'''
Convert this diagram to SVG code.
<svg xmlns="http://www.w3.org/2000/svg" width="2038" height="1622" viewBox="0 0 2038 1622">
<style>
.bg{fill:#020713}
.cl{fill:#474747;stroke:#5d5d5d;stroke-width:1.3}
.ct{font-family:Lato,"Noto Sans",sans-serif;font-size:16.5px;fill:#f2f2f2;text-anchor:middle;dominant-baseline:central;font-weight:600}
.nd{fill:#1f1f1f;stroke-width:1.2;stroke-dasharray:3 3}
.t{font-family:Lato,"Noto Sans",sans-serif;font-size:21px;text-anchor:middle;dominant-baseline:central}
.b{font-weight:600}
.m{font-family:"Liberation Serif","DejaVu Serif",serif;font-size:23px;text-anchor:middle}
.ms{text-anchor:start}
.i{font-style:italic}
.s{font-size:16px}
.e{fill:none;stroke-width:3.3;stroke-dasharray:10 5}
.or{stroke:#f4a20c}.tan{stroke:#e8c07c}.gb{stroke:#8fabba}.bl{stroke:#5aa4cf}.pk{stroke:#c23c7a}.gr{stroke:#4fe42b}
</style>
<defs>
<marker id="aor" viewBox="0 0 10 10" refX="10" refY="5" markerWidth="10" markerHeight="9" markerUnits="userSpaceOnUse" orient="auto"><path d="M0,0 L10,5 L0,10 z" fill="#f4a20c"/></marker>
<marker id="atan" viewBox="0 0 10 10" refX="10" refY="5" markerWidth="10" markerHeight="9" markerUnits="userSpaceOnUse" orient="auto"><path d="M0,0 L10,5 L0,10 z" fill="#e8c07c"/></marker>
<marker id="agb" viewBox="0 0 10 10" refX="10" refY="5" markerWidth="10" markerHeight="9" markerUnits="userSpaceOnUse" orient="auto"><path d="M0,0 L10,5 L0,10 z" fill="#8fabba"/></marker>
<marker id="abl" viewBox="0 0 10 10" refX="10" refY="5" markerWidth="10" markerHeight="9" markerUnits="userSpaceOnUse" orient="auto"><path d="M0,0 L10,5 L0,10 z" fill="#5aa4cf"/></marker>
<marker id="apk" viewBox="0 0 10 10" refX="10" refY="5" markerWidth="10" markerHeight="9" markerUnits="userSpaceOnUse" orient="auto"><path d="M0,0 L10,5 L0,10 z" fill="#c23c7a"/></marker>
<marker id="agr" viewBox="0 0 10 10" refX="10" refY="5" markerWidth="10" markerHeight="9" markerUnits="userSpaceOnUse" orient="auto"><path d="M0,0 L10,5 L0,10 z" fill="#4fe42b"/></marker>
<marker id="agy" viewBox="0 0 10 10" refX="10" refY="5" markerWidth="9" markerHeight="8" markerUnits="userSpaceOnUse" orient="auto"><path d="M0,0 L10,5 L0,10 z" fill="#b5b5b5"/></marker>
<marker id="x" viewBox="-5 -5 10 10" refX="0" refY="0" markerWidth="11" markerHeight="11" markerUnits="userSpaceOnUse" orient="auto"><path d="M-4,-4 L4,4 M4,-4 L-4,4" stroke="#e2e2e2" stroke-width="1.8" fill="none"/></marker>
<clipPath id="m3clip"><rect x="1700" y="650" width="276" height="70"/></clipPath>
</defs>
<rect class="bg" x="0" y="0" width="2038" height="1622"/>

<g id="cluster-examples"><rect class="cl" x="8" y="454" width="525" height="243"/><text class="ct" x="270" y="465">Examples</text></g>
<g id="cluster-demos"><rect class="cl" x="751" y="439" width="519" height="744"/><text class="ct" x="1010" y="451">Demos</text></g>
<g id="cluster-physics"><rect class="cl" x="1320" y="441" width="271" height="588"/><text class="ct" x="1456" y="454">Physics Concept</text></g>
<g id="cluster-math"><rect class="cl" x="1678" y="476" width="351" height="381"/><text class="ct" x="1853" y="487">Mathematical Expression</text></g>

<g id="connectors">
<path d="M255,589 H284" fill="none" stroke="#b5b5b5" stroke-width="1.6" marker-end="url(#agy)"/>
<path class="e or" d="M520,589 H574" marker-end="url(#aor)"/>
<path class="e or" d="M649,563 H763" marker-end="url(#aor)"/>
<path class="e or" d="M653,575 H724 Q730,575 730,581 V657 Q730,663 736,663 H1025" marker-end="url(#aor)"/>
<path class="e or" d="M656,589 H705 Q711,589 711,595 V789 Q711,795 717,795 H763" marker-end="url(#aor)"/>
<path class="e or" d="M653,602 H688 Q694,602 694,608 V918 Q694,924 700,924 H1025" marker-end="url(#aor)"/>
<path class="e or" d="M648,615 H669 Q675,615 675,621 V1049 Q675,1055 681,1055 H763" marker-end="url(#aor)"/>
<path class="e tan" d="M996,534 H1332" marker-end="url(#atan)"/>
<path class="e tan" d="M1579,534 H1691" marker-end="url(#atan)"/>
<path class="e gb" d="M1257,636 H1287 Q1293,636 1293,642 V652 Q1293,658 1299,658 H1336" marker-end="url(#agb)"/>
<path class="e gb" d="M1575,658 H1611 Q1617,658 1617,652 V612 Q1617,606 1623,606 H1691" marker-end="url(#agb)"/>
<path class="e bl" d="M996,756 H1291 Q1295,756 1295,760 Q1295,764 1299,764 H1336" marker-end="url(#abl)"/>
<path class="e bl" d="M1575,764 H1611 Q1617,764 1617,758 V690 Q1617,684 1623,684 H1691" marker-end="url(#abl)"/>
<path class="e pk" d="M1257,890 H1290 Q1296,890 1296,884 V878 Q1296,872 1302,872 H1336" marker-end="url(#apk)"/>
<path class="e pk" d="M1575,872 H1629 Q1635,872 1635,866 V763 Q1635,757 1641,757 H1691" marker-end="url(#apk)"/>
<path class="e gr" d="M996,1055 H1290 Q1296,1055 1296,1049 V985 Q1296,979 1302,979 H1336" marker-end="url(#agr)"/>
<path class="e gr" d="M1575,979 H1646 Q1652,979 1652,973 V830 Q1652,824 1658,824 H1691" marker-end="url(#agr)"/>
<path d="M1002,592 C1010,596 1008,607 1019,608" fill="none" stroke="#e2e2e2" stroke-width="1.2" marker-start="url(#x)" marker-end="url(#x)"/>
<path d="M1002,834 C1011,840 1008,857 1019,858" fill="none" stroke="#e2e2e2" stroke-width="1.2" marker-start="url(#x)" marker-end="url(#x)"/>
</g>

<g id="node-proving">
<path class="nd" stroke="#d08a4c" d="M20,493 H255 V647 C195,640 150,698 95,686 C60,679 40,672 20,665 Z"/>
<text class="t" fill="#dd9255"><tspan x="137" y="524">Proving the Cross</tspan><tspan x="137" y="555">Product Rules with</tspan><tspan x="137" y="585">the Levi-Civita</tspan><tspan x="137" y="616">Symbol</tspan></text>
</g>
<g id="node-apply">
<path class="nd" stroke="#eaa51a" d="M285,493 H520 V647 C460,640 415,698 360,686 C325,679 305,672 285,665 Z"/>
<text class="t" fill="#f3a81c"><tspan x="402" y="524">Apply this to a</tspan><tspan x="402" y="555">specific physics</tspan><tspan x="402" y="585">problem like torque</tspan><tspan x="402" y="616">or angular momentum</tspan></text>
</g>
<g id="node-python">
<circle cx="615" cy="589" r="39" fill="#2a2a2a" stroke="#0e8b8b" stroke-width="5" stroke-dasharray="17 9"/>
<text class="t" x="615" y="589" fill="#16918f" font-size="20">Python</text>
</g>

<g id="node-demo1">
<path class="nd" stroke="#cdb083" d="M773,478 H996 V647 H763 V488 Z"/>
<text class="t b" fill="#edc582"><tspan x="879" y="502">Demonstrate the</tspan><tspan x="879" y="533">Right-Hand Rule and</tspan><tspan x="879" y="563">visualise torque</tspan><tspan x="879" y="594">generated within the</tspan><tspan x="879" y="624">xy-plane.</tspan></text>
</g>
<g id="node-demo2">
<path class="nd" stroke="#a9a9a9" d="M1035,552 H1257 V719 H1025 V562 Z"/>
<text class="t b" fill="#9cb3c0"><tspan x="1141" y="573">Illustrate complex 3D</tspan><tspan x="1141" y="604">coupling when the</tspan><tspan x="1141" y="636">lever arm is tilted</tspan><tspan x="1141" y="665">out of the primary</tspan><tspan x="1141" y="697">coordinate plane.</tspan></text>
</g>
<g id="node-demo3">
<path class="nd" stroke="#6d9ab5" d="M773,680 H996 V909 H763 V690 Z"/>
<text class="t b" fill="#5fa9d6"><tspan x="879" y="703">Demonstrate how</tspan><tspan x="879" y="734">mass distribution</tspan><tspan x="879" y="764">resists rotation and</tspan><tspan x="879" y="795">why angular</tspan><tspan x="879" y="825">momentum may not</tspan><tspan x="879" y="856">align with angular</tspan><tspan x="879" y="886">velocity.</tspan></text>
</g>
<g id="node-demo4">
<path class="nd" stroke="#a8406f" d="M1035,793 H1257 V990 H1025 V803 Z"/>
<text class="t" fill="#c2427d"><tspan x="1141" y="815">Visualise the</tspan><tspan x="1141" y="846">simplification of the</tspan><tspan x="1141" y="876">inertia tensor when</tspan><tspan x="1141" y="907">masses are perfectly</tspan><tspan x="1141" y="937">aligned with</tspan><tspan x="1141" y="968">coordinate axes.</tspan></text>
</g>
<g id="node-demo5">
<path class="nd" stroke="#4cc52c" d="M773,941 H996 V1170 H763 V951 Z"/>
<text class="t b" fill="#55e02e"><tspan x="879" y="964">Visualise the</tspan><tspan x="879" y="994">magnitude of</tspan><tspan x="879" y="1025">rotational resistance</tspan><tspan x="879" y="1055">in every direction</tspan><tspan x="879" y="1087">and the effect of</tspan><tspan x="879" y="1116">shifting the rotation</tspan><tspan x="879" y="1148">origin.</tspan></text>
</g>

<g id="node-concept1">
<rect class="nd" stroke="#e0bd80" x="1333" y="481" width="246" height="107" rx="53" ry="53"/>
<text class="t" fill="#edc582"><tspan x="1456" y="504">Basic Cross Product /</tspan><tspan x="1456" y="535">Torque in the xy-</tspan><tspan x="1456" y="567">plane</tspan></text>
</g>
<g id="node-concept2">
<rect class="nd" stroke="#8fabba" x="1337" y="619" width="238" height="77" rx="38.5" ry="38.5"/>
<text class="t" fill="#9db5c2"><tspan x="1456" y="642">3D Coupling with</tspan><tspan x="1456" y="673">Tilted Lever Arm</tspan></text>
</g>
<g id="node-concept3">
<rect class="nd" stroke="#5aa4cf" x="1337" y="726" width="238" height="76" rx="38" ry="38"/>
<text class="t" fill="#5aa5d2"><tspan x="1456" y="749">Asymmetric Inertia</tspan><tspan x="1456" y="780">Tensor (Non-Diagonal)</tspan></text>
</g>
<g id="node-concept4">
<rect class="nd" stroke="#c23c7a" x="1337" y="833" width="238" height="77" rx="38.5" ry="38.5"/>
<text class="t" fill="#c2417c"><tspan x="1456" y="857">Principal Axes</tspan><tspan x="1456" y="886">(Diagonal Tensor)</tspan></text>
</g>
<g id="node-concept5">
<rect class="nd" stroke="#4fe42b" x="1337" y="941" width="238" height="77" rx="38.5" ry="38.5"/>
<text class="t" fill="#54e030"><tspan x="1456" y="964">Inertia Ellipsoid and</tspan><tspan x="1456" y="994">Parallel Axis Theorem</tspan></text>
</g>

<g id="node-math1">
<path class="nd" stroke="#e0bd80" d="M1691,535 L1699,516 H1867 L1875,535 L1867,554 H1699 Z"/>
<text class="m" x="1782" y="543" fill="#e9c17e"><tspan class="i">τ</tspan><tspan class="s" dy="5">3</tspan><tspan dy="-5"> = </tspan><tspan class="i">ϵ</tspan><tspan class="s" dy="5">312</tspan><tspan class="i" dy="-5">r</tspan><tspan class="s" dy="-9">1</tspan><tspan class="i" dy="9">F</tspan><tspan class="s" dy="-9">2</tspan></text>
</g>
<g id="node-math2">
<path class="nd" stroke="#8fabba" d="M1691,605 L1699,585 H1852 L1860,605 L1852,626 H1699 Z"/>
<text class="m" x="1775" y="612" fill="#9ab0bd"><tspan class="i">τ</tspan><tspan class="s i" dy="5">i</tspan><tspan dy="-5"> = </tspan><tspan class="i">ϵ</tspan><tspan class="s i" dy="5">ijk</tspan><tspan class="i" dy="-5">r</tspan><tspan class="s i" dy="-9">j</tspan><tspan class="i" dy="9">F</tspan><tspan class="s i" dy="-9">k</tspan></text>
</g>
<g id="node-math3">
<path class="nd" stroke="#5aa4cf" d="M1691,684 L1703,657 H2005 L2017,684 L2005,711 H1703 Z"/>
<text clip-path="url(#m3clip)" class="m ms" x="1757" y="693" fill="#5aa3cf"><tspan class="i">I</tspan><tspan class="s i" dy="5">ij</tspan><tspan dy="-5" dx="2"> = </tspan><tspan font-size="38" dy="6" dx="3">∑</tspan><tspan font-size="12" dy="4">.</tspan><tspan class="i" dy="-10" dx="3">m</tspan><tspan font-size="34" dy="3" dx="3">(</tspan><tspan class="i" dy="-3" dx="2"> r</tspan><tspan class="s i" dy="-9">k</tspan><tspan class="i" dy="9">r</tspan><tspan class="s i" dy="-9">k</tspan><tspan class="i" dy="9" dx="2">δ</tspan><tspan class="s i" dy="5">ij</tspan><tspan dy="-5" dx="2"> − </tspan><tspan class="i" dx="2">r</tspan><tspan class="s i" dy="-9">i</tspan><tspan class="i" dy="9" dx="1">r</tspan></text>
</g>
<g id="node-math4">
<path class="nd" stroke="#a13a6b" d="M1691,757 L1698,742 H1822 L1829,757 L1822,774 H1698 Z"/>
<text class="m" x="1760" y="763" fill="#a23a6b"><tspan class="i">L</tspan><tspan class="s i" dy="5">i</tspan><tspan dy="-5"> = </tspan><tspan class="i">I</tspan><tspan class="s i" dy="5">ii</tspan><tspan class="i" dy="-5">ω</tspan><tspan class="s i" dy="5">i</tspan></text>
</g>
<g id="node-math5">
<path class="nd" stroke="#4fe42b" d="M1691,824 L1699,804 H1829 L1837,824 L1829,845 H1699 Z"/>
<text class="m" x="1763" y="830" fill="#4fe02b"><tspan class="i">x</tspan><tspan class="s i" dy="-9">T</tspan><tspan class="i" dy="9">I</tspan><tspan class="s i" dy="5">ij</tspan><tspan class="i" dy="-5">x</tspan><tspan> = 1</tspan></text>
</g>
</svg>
'''
__GOAL__
Report the number of lines holding the string "this", without any other words.

__CORRECT RESULT__
2